I remember this line from last time but I didn't bring it up before. The way I pictured it in my mind, the kids were positioned out of reach from Jan, with her kinda just leaning around the door (using it as a shield?) and firing the spiderweb thing at Drav. So when she's grabbing a kid all of a sudden, I picture her stretching awkwardly (like the mom in the Incredibles). Especially in that awkward position and with Drav training his blaster on her, I wasn't expecting her to so successfully and roughly grab one of the girls. I think you meant to write her as being more bold, charging right into that room without hesitation, but I didn't pick up on that. It does say that she steps into the room, but even then that implies that she's just barely over the threshold.

(I'm sorry. These are the kind of things I critique when the work is really good and I can't really find anything else.)

She had curled protectively around her and was trying in vain to soothe the wound, even as her own shoulders shook and her wide eyes accused me.

This doesn't necessarily belong in the "action help" category, but whatever.
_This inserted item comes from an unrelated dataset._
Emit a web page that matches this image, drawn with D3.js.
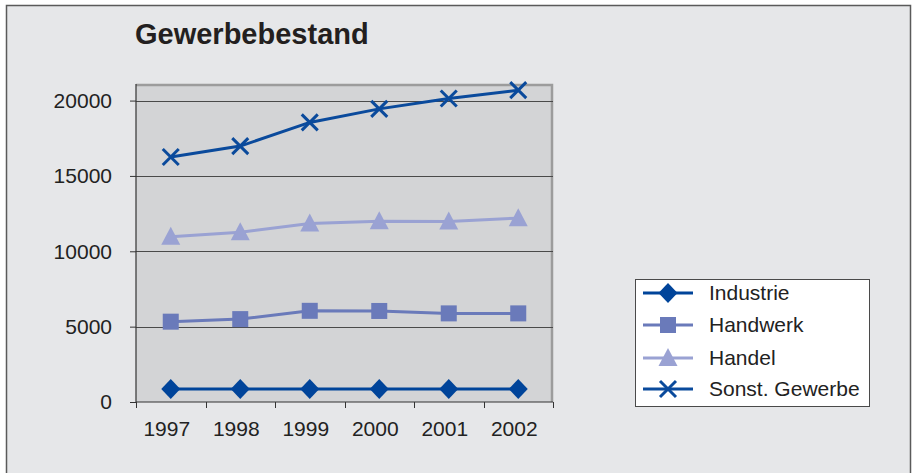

How do you soothe a wound? I get soothing a person or bandaging a wound, but not that.

2. Yes. And I like it a lot better.

I knew how hard it was for him to apologize.

That line's really good. I already know he's a jerk, but I think if I had read this blindly it wouldn't have come across as something too large except for an unfortunate character trait that Jan clearly doesn't seem to mind. I might start thinking that perhaps he isn't as great as he's cut out to be, but I wouldn't go as far as guessing that he's going to stab her in the back; he's just prideful, that's all.

3. I like the extended ending a lot. It explained that not only will she not be working under Kirn anymore, but she'll be leaving the other cruel employers in the dust. She'll be working for justice. #ShapingFaith

I assume the extra conflict was the youngest girl's injury. I liked it as well because it made the action seem more real and authentic, and also set Jan on the road of clearing her conscience, by placing a healing hand on the little girl she had only just previously held at gunpoint.

Keep up the good work!




Mea says...


Funnily enough, the extra conflict was actually supposed to be the blaster in the tunnel. :P

This was super helpful, though, particularly your tips for what she would notice when she bursts into the scene. As for why they wouldn't have heard her, it's an electronic lock, which I definitely need to clarify.

Thank you! <3



Wolfi says...


Oh, the blaster! xD Well look at you, having two extra conflicts. So fancy.




If you want to make enemies, try to change something.